Building on the concept of JPEG compression, in 1993 a standard for audio compression, MP3 (more correctly known as MPEG1 Audio Layer 3), was established largely based on work at the Fraunhofer Institute for Integrated Circuits in Erlangen. This recognised that lower frequency notes mask higher frequency ones (probably because we mentally fill in the harmonics based on our experience of normal sound), and allowed significant (typically 10 times) compression of CD quality digital audio. A three minute CD quality audio file, typically 30 MB in size, could be reduced to 3 MB. This made it much easier to transmit good quality audio material over the internet and to store more of it on devices at much higher density, subsequently sparking the societal revolution in music sharing, publishing, and personal use mentioned previously.

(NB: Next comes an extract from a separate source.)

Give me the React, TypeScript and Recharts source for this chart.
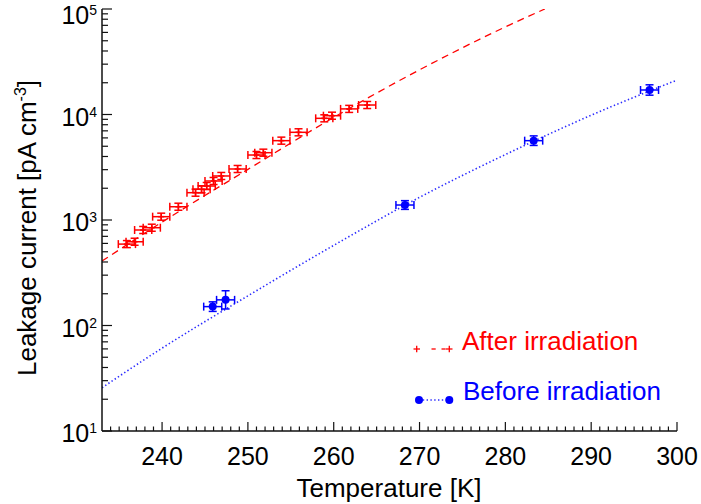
import React from "react";
import { ComposedChart, XAxis, YAxis, Line, Scatter, ErrorBar } from "recharts";

// measured points, after irradiation
const redT = [235.9, 236.8, 237.8, 238.8, 239.9, 241.9, 243.9, 244.6, 245.2, 246.0, 246.9, 248.8, 251.0, 251.8, 253.9, 255.9, 258.9, 259.8, 261.8, 263.9];
const redI = [591, 622, 804, 845, 1075, 1336, 1815, 1955, 2100, 2343, 2614, 3044, 4130, 4345, 5650, 6780, 9200, 9740, 11300, 12300];
const redTErr = 1.0;
const redRelErr = 0.08;

// measured points, before irradiation
const blueT = [245.9, 247.4, 268.3, 283.3, 296.8];
const blueI = [151, 175, 1387, 5650, 17070];
const blueTErr = 1.05;
const blueRelErr = [0.11, 0.22, 0.1, 0.11, 0.12];

// fit curves
const redFitT = [233, 240, 250, 260, 270, 280, 284.6];
const redFitI = [408, 955, 3020, 9380, 26500, 67600, 100000];
const blueFitT = [233, 240, 250, 260, 270, 280, 290, 300];
const blueFitI = [25.7, 61, 191, 575, 1640, 4170, 9840, 21200];

const xTicks = Array.from({ length: 67 }, (_, i) => 234 + i);
const yTicks = [1, 2, 3, 4].flatMap((e) => [1, 2, 3, 4, 5, 6, 7, 8, 9].map((m) => m * Math.pow(10, e))).concat([100000]);

const FONT = "'Liberation Sans', Arial, Helvetica, sans-serif";
const AXIS = "#111";
const RED = "#ff0000";
const BLUE = "#0000ff";

const redData = redT.map((T, i) => ({
  T,
  I: redI[i],
  xe: redTErr,
  ye: [redI[i] - redI[i] / (1 + redRelErr), redI[i] * redRelErr],
}));
const blueData = blueT.map((T, i) => ({
  T,
  I: blueI[i],
  xe: blueTErr,
  ye: [blueI[i] - blueI[i] / (1 + blueRelErr[i]), blueI[i] * blueRelErr[i]],
}));
const redFit = redFitT.map((T, i) => ({ T, I: redFitI[i] }));
const blueFit = blueFitT.map((T, i) => ({ T, I: blueFitI[i] }));

const isDecade = (v: number) => Math.abs(Math.log10(v) - Math.round(Math.log10(v))) < 1e-6;

const XTickBottom = ({ x, y, payload }: any) => {
  const major = payload.value % 10 === 0;
  return (
    <g>
      <line x1={x} y1={y} x2={x} y2={y - (major ? 9 : 4.5)} stroke={AXIS} strokeWidth={1.2} />
      {major && (
        <text x={x} y={y + 34} textAnchor="middle" fontSize={25} fill="#000" fontFamily={FONT}>
          {payload.value}
        </text>
      )}
    </g>
  );
};

const XTickTop = ({ x, y, payload }: any) => {
  const major = payload.value % 10 === 0;
  return <line x1={x} y1={y} x2={x} y2={y + (major ? 9 : 4.5)} stroke={AXIS} strokeWidth={1.2} />;
};

const YTickLeft = ({ x, y, payload }: any) => {
  const major = isDecade(payload.value);
  // keep the top label inside the page
  const base = Math.max(y + 11, 24);
  return (
    <g>
      <line x1={x} y1={y} x2={x + (major ? 10 : 6)} y2={y} stroke={AXIS} strokeWidth={1.2} />
      {major && (
        <text x={x - 5} y={base} textAnchor="end" fontSize={25} fill="#000" fontFamily={FONT}>
          10
          <tspan dy={-9} fontSize={14}>
            {Math.round(Math.log10(payload.value))}
          </tspan>
        </text>
      )}
    </g>
  );
};

const YTickRight = ({ x, y, payload }: any) => {
  const major = isDecade(payload.value);
  return <line x1={x} y1={y} x2={x - (major ? 10 : 6)} y2={y} stroke={AXIS} strokeWidth={1.2} />;
};

const PlusMark = ({ cx, cy }: any) => (
  <g stroke={RED} strokeWidth={1.5}>
    <line x1={cx - 3} y1={cy} x2={cx + 3} y2={cy} />
    <line x1={cx} y1={cy - 3} x2={cx} y2={cy + 3} />
  </g>
);

const DotMark = ({ cx, cy }: any) => <circle cx={cx} cy={cy} r={4} fill={BLUE} />;

export default function App() {
  const axisLine = { stroke: AXIS, strokeWidth: 1.5 };
  return (
    <div style={{ position: "absolute", left: 0, top: 0, width: 701, height: 504, background: "#fff" }}>
      <ComposedChart width={701} height={504} margin={{ top: 9, right: 24, bottom: 0, left: 0 }}>
        <XAxis
          xAxisId="b"
          dataKey="T"
          type="number"
          domain={[233, 300]}
          allowDataOverflow
          ticks={xTicks}
          interval={0}
          tickSize={0}
          tickMargin={0}
          tickLine={false}
          tick={<XTickBottom />}
          axisLine={axisLine}
          height={73}
        />
        <XAxis
          xAxisId="t"
          orientation="top"
          type="number"
          domain={[233, 300]}
          allowDataOverflow
          ticks={xTicks}
          interval={0}
          tickSize={0}
          tickMargin={0}
          tickLine={false}
          tick={<XTickTop />}
          axisLine={axisLine}
          height={0}
        />
        <YAxis
          yAxisId="l"
          dataKey="I"
          scale="log"
          type="number"
          domain={[10, 100000]}
          allowDataOverflow
          ticks={yTicks}
          interval={0}
          tickSize={0}
          tickMargin={0}
          tickLine={false}
          tick={<YTickLeft />}
          axisLine={axisLine}
          width={102}
        />
        <YAxis
          yAxisId="r"
          orientation="right"
          scale="log"
          type="number"
          domain={[10, 100000]}
          allowDataOverflow
          ticks={yTicks}
          interval={0}
          tickSize={0}
          tickMargin={0}
          tickLine={false}
          tick={<YTickRight />}
          axisLine={axisLine}
          width={0}
        />
        <Line
          xAxisId="b"
          yAxisId="l"
          data={blueFit}
          dataKey="I"
          type="monotone"
          stroke="#2a2aff"
          strokeWidth={1.6}
          strokeDasharray="1.4 2.4"
          dot={false}
          activeDot={false}
          isAnimationActive={false}
        />
        <Line
          xAxisId="b"
          yAxisId="l"
          data={redFit}
          dataKey="I"
          type="monotone"
          stroke={RED}
          strokeWidth={1.3}
          strokeDasharray="7 5"
          dot={false}
          activeDot={false}
          isAnimationActive={false}
        />
        <Scatter xAxisId="b" yAxisId="l" data={redData} shape={<PlusMark />} isAnimationActive={false}>
          <ErrorBar dataKey="xe" direction="x" width={4} stroke={RED} strokeWidth={1.5} isAnimationActive={false} />
          <ErrorBar dataKey="ye" direction="y" width={4} stroke={RED} strokeWidth={1.5} isAnimationActive={false} />
        </Scatter>
        <Scatter xAxisId="b" yAxisId="l" data={blueData} shape={<DotMark />} isAnimationActive={false}>
          <ErrorBar dataKey="xe" direction="x" width={4} stroke={BLUE} strokeWidth={1.5} isAnimationActive={false} />
          <ErrorBar dataKey="ye" direction="y" width={4} stroke={BLUE} strokeWidth={1.5} isAnimationActive={false} />
        </Scatter>
      </ComposedChart>
      <svg width={701} height={504} style={{ position: "absolute", left: 0, top: 0, pointerEvents: "none" }} fontFamily={FONT}>
        <text transform="translate(36,228) rotate(-90)" textAnchor="middle" fontSize={26} fill="#000">
          Leakage current [pA cm
          <tspan dy={-10} fontSize={16}>-3</tspan>
          <tspan dy={10}>]</tspan>
        </text>
        <text x={389} y={497} textAnchor="middle" fontSize={26} fill="#000">
          Temperature [K]
        </text>
        <g stroke={RED} strokeWidth={1.3}>
          <line x1={413.5} y1={349} x2={420} y2={349} />
          <line x1={416.7} y1={345.7} x2={416.7} y2={352.3} />
          <line x1={431.5} y1={349} x2={435.7} y2={349} />
          <line x1={441.5} y1={349} x2={445.7} y2={349} />
          <line x1={446} y1={349} x2={452.5} y2={349} />
          <line x1={449.3} y1={345.7} x2={449.3} y2={352.3} />
        </g>
        <text x={462} y={350} fontSize={26} fill={RED}>
          After irradiation
        </text>
        <line x1={419} y1={400} x2={449.3} y2={400} stroke="#2a2aff" strokeWidth={1.5} strokeDasharray="1.4 2.4" />
        <circle cx={419} cy={400} r={4} fill={BLUE} />
        <circle cx={449.3} cy={400} r={4} fill={BLUE} />
        <text x={463} y={400} fontSize={26} fill={BLUE}>
          Before irradiation
        </text>
      </svg>
    </div>
  );
}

At the time these compression techniques were invented their impact on the growth of their respective media propagation was vital. Storage space and internet bandwidth were heavily constrained, and anything that could alleviate that was welcome. That we could be so easily fooled into thinking we were seeing or hearing an unadulterated original, was unexpected at the outset, but critical to our current lifestyle, where these compression techniques allow us to carry with us our personal collections of photos, videos and music stored on our phones, and to stream video from broadcasters and social media, still greatly enriching our life experiences today.